■ EXERCISE DATA:
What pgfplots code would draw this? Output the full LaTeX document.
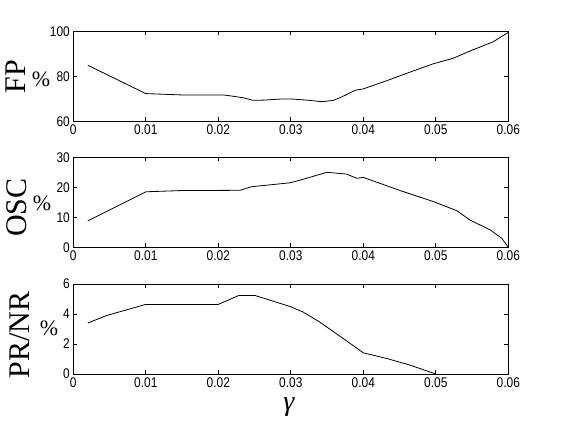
\documentclass[border=0pt]{standalone}
\usepackage{fontspec}
\setmainfont{Liberation Sans}
\newfontfamily\tickfont[FakeStretch=0.85]{Liberation Sans}
\newfontfamily\labfont{Liberation Serif}
\usepackage{pgfplots}
\pgfplotsset{compat=1.18}

\pgfplotsset{panel/.style={
  scale only axis, width=435pt, height=90pt,
  anchor=south west,
  xmin=0, xmax=0.06,
  xtick={0,0.01,0.02,0.03,0.04,0.05,0.06},
  xticklabels={0,0.01,0.02,0.03,0.04,0.05,0.06},
  scaled x ticks=false,
  tick align=inside, major tick length=4pt,
  tick style={black, line width=0.7pt},
  axis line style={line width=0.8pt},
  tick label style={font=\tickfont\fontsize{14}{14}\selectfont},
  /pgf/number format/assume math mode=true,
}}

\begin{document}
\begin{tikzpicture}
\useasboundingbox (0,0) rectangle (561pt,420pt);

% FP
\begin{axis}[panel, at={(73.3pt,298.5pt)}, ymin=60, ymax=100, ytick={60,80,100}]
\addplot[black, line width=0.8pt] coordinates {
(0.002,85) (0.01,72.4) (0.015,71.8) (0.0207,71.8) (0.0221,71.2) (0.0235,70.5)
(0.0248,69.4) (0.0262,69.5) (0.0287,70.0) (0.0301,70.0) (0.0322,69.5) (0.0343,68.8)
(0.0359,69.4) (0.0372,71.2) (0.0389,73.9) (0.040,74.5) (0.0432,78.1) (0.0464,81.9)
(0.0497,85.7) (0.0524,88.1) (0.0547,91.3) (0.0579,95.4) (0.06,99.6)};
\end{axis}

% OSC
\begin{axis}[panel, at={(73.3pt,172.7pt)}, ymin=0, ymax=30, ytick={0,10,20,30}]
\addplot[black, line width=0.8pt] coordinates {
(0.002,8.8) (0.01,18.5) (0.0147,18.9) (0.023,19.0) (0.0246,20.2) (0.0299,21.5)
(0.0313,22.4) (0.035,25.0) (0.0377,24.4) (0.0391,23.0) (0.040,23.3) (0.0451,18.9)
(0.0497,15.2) (0.0529,12.2) (0.0547,9.1) (0.0575,5.8) (0.0591,3.0) (0.06,0)};
\end{axis}

% PR/NR
\begin{axis}[panel, at={(73.3pt,46pt)}, ymin=0, ymax=6, ytick={0,2,4,6}]
\addplot[black, line width=0.8pt] coordinates {
(0.002,3.4) (0.0046,3.9) (0.01,4.64) (0.02,4.64) (0.0228,5.23) (0.0251,5.23)
(0.0299,4.5) (0.0317,4.13) (0.034,3.46) (0.0381,2.07) (0.040,1.41) (0.0432,1.04)
(0.0464,0.6) (0.05,0)};
\end{axis}

\node[rotate=90, font=\labfont\fontsize{30}{30}\selectfont] at (16pt,343pt) {FP};
\node[font=\labfont\fontsize{22}{22}\selectfont] at (41pt,341pt) {\%};
\node[rotate=90, font=\labfont\fontsize{30}{30}\selectfont] at (17pt,212.5pt) {OSC};
\node[font=\labfont\fontsize{22}{22}\selectfont] at (42pt,217pt) {\%};
\node[rotate=90, font=\labfont\fontsize{30}{30}\selectfont] at (20pt,85pt) {PR/NR};
\node[font=\labfont\fontsize{22}{22}\selectfont] at (49pt,92pt) {\%};
\node[font=\labfont\itshape\fontsize{28}{28}\selectfont, inner sep=0pt] at (289pt,13pt) {γ};
\end{tikzpicture}
\end{document}
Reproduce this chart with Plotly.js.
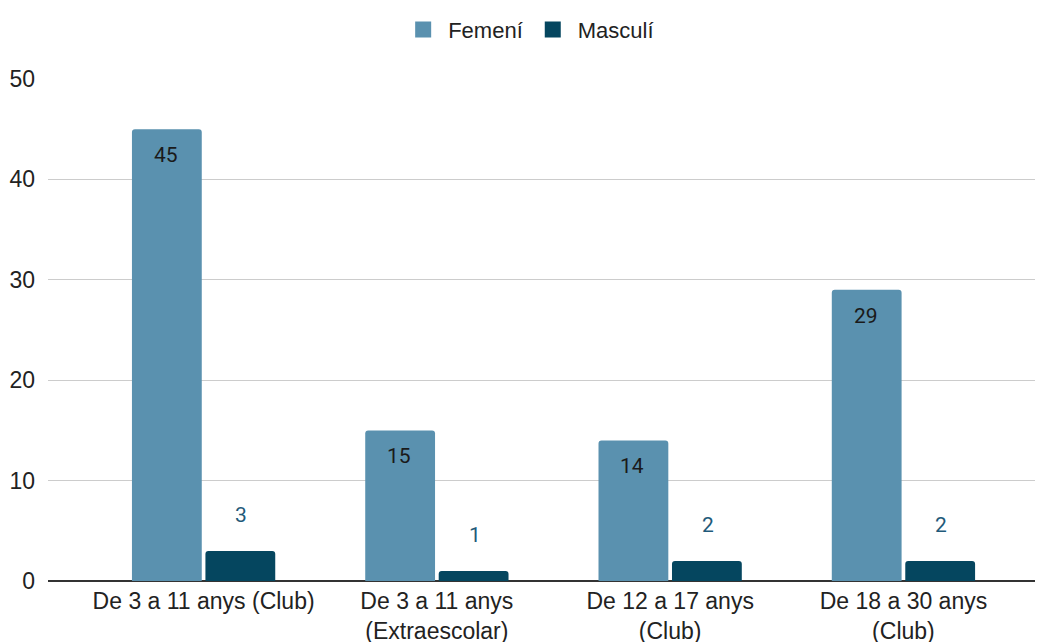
<!DOCTYPE html>
<html><head><meta charset="utf-8">
<script src="https://cdn.plot.ly/plotly-3.0.1.min.js"></script>
<style>html,body{margin:0;padding:0;background:#fff}#chart{width:1047px;height:642px}</style>
</head><body><div id="chart"></div>
<script>
const categories = ["De 3 a 11 anys (Club)", "De 3 a 11 anys<br>(Extraescolar)", "De 12 a 17 anys<br>(Club)", "De 18 a 30 anys<br>(Club)"];
const femeni = [45, 15, 14, 29];
const masculi = [3, 1, 2, 2];
const seriesNames = ["Femení", "Masculí"];
const colors = ["#5a91af", "#05465f"];

const barOffset = 0.1615;
const annotations = [];
categories.forEach((c, i) => {
  annotations.push({x: i - barOffset, y: femeni[i], xref: 'x', yref: 'y', text: String(femeni[i]),
    showarrow: false, yanchor: 'top', yshift: -12,
    font: {family: 'Roboto, sans-serif', size: 21, color: '#1a1a1a'}});
  annotations.push({x: i + barOffset, y: masculi[i], xref: 'x', yref: 'y', text: String(masculi[i]),
    showarrow: false, yanchor: 'middle', yshift: 36,
    font: {family: 'Roboto, sans-serif', size: 21, color: '#1f5a7a'}});
});

const data = [
  {type: 'bar', name: seriesNames[0], x: [0,1,2,3], y: femeni, marker: {color: colors[0]}, hoverinfo: 'none', showlegend: false},
  {type: 'bar', name: seriesNames[1], x: [0,1,2,3], y: masculi, marker: {color: colors[1]}, hoverinfo: 'none', showlegend: false},
  {type: 'scatter', mode: 'markers', name: seriesNames[0], x: [null], y: [null], marker: {color: colors[0], symbol: 'square', size: 22}, showlegend: true},
  {type: 'scatter', mode: 'markers', name: seriesNames[1], x: [null], y: [null], marker: {color: colors[1], symbol: 'square', size: 22}, showlegend: true}
];

const layout = {
  width: 1047, height: 642,
  margin: {l: 48, r: 12, t: 79, b: 61, autoexpand: false},
  paper_bgcolor: '#fff', plot_bgcolor: '#fff',
  barmode: 'group', bargap: 0.37, bargroupgap: 0.05, barcornerradius: 3,
  font: {family: '"Liberation Sans", Arial, sans-serif', size: 23, color: '#222'},
  showlegend: true,
  legend: {orientation: 'h', x: 0.487, xanchor: 'center', y: 1.098, yanchor: 'middle',
    font: {size: 22, color: '#222'}, traceorder: 'normal', itemwidth: 40},
  xaxis: {type: 'linear', range: [-0.667, 3.564], tickvals: [0,1,2,3], ticktext: categories,
    showgrid: false, zeroline: false, showline: false, ticks: '', ticklabelstandoff: 4, automargin: false,
    tickfont: {size: 23, color: '#222'}},
  yaxis: {range: [0, 50], tickvals: [0,10,20,30,40,50], showgrid: true, gridcolor: '#cccccc', gridwidth: 1,
    zeroline: true, zerolinecolor: '#333', zerolinewidth: 1.5, showline: false, ticks: '', ticklabelstandoff: 12,
    automargin: false, tickfont: {size: 23, color: '#222'}},
  annotations: annotations
};

Plotly.newPlot('chart', data, layout, {displayModeBar: false, staticPlot: true});
</script></body></html>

■ REQUIREMENT: Copy out all of the material exactly as written, without its pictures.

■ CORRECT OUTPUT:
What pgfplots code would draw this? Output the full LaTeX document.
\documentclass[border=0pt]{standalone}
\usepackage{fontspec}
\setmainfont{Liberation Sans}
\newfontfamily\tickfont[FakeStretch=0.85]{Liberation Sans}
\newfontfamily\labfont{Liberation Serif}
\usepackage{pgfplots}
\pgfplotsset{compat=1.18}

\pgfplotsset{panel/.style={
  scale only axis, width=435pt, height=90pt,
  anchor=south west,
  xmin=0, xmax=0.06,
  xtick={0,0.01,0.02,0.03,0.04,0.05,0.06},
  xticklabels={0,0.01,0.02,0.03,0.04,0.05,0.06},
  scaled x ticks=false,
  tick align=inside, major tick length=4pt,
  tick style={black, line width=0.7pt},
  axis line style={line width=0.8pt},
  tick label style={font=\tickfont\fontsize{14}{14}\selectfont},
  /pgf/number format/assume math mode=true,
}}

\begin{document}
\begin{tikzpicture}
\useasboundingbox (0,0) rectangle (561pt,420pt);

% FP
\begin{axis}[panel, at={(73.3pt,298.5pt)}, ymin=60, ymax=100, ytick={60,80,100}]
\addplot[black, line width=0.8pt] coordinates {
(0.002,85) (0.01,72.4) (0.015,71.8) (0.0207,71.8) (0.0221,71.2) (0.0235,70.5)
(0.0248,69.4) (0.0262,69.5) (0.0287,70.0) (0.0301,70.0) (0.0322,69.5) (0.0343,68.8)
(0.0359,69.4) (0.0372,71.2) (0.0389,73.9) (0.040,74.5) (0.0432,78.1) (0.0464,81.9)
(0.0497,85.7) (0.0524,88.1) (0.0547,91.3) (0.0579,95.4) (0.06,99.6)};
\end{axis}

% OSC
\begin{axis}[panel, at={(73.3pt,172.7pt)}, ymin=0, ymax=30, ytick={0,10,20,30}]
\addplot[black, line width=0.8pt] coordinates {
(0.002,8.8) (0.01,18.5) (0.0147,18.9) (0.023,19.0) (0.0246,20.2) (0.0299,21.5)
(0.0313,22.4) (0.035,25.0) (0.0377,24.4) (0.0391,23.0) (0.040,23.3) (0.0451,18.9)
(0.0497,15.2) (0.0529,12.2) (0.0547,9.1) (0.0575,5.8) (0.0591,3.0) (0.06,0)};
\end{axis}

% PR/NR
\begin{axis}[panel, at={(73.3pt,46pt)}, ymin=0, ymax=6, ytick={0,2,4,6}]
\addplot[black, line width=0.8pt] coordinates {
(0.002,3.4) (0.0046,3.9) (0.01,4.64) (0.02,4.64) (0.0228,5.23) (0.0251,5.23)
(0.0299,4.5) (0.0317,4.13) (0.034,3.46) (0.0381,2.07) (0.040,1.41) (0.0432,1.04)
(0.0464,0.6) (0.05,0)};
\end{axis}

\node[rotate=90, font=\labfont\fontsize{30}{30}\selectfont] at (16pt,343pt) {FP};
\node[font=\labfont\fontsize{22}{22}\selectfont] at (41pt,341pt) {\%};
\node[rotate=90, font=\labfont\fontsize{30}{30}\selectfont] at (17pt,212.5pt) {OSC};
\node[font=\labfont\fontsize{22}{22}\selectfont] at (42pt,217pt) {\%};
\node[rotate=90, font=\labfont\fontsize{30}{30}\selectfont] at (20pt,85pt) {PR/NR};
\node[font=\labfont\fontsize{22}{22}\selectfont] at (49pt,92pt) {\%};
\node[font=\labfont\itshape\fontsize{28}{28}\selectfont, inner sep=0pt] at (289pt,13pt) {γ};
\end{tikzpicture}
\end{document}
Reproduce this chart with Plotly.js.
<!DOCTYPE html>
<html><head><meta charset="utf-8">
<script src="https://cdn.plot.ly/plotly-3.0.1.min.js"></script>
<style>html,body{margin:0;padding:0;background:#fff}#chart{width:1047px;height:642px}</style>
</head><body><div id="chart"></div>
<script>
const categories = ["De 3 a 11 anys (Club)", "De 3 a 11 anys<br>(Extraescolar)", "De 12 a 17 anys<br>(Club)", "De 18 a 30 anys<br>(Club)"];
const femeni = [45, 15, 14, 29];
const masculi = [3, 1, 2, 2];
const seriesNames = ["Femení", "Masculí"];
const colors = ["#5a91af", "#05465f"];

const barOffset = 0.1615;
const annotations = [];
categories.forEach((c, i) => {
  annotations.push({x: i - barOffset, y: femeni[i], xref: 'x', yref: 'y', text: String(femeni[i]),
    showarrow: false, yanchor: 'top', yshift: -12,
    font: {family: 'Roboto, sans-serif', size: 21, color: '#1a1a1a'}});
  annotations.push({x: i + barOffset, y: masculi[i], xref: 'x', yref: 'y', text: String(masculi[i]),
    showarrow: false, yanchor: 'middle', yshift: 36,
    font: {family: 'Roboto, sans-serif', size: 21, color: '#1f5a7a'}});
});

const data = [
  {type: 'bar', name: seriesNames[0], x: [0,1,2,3], y: femeni, marker: {color: colors[0]}, hoverinfo: 'none', showlegend: false},
  {type: 'bar', name: seriesNames[1], x: [0,1,2,3], y: masculi, marker: {color: colors[1]}, hoverinfo: 'none', showlegend: false},
  {type: 'scatter', mode: 'markers', name: seriesNames[0], x: [null], y: [null], marker: {color: colors[0], symbol: 'square', size: 22}, showlegend: true},
  {type: 'scatter', mode: 'markers', name: seriesNames[1], x: [null], y: [null], marker: {color: colors[1], symbol: 'square', size: 22}, showlegend: true}
];

const layout = {
  width: 1047, height: 642,
  margin: {l: 48, r: 12, t: 79, b: 61, autoexpand: false},
  paper_bgcolor: '#fff', plot_bgcolor: '#fff',
  barmode: 'group', bargap: 0.37, bargroupgap: 0.05, barcornerradius: 3,
  font: {family: '"Liberation Sans", Arial, sans-serif', size: 23, color: '#222'},
  showlegend: true,
  legend: {orientation: 'h', x: 0.487, xanchor: 'center', y: 1.098, yanchor: 'middle',
    font: {size: 22, color: '#222'}, traceorder: 'normal', itemwidth: 40},
  xaxis: {type: 'linear', range: [-0.667, 3.564], tickvals: [0,1,2,3], ticktext: categories,
    showgrid: false, zeroline: false, showline: false, ticks: '', ticklabelstandoff: 4, automargin: false,
    tickfont: {size: 23, color: '#222'}},
  yaxis: {range: [0, 50], tickvals: [0,10,20,30,40,50], showgrid: true, gridcolor: '#cccccc', gridwidth: 1,
    zeroline: true, zerolinecolor: '#333', zerolinewidth: 1.5, showline: false, ticks: '', ticklabelstandoff: 12,
    automargin: false, tickfont: {size: 23, color: '#222'}},
  annotations: annotations
};

Plotly.newPlot('chart', data, layout, {displayModeBar: false, staticPlot: true});
</script></body></html>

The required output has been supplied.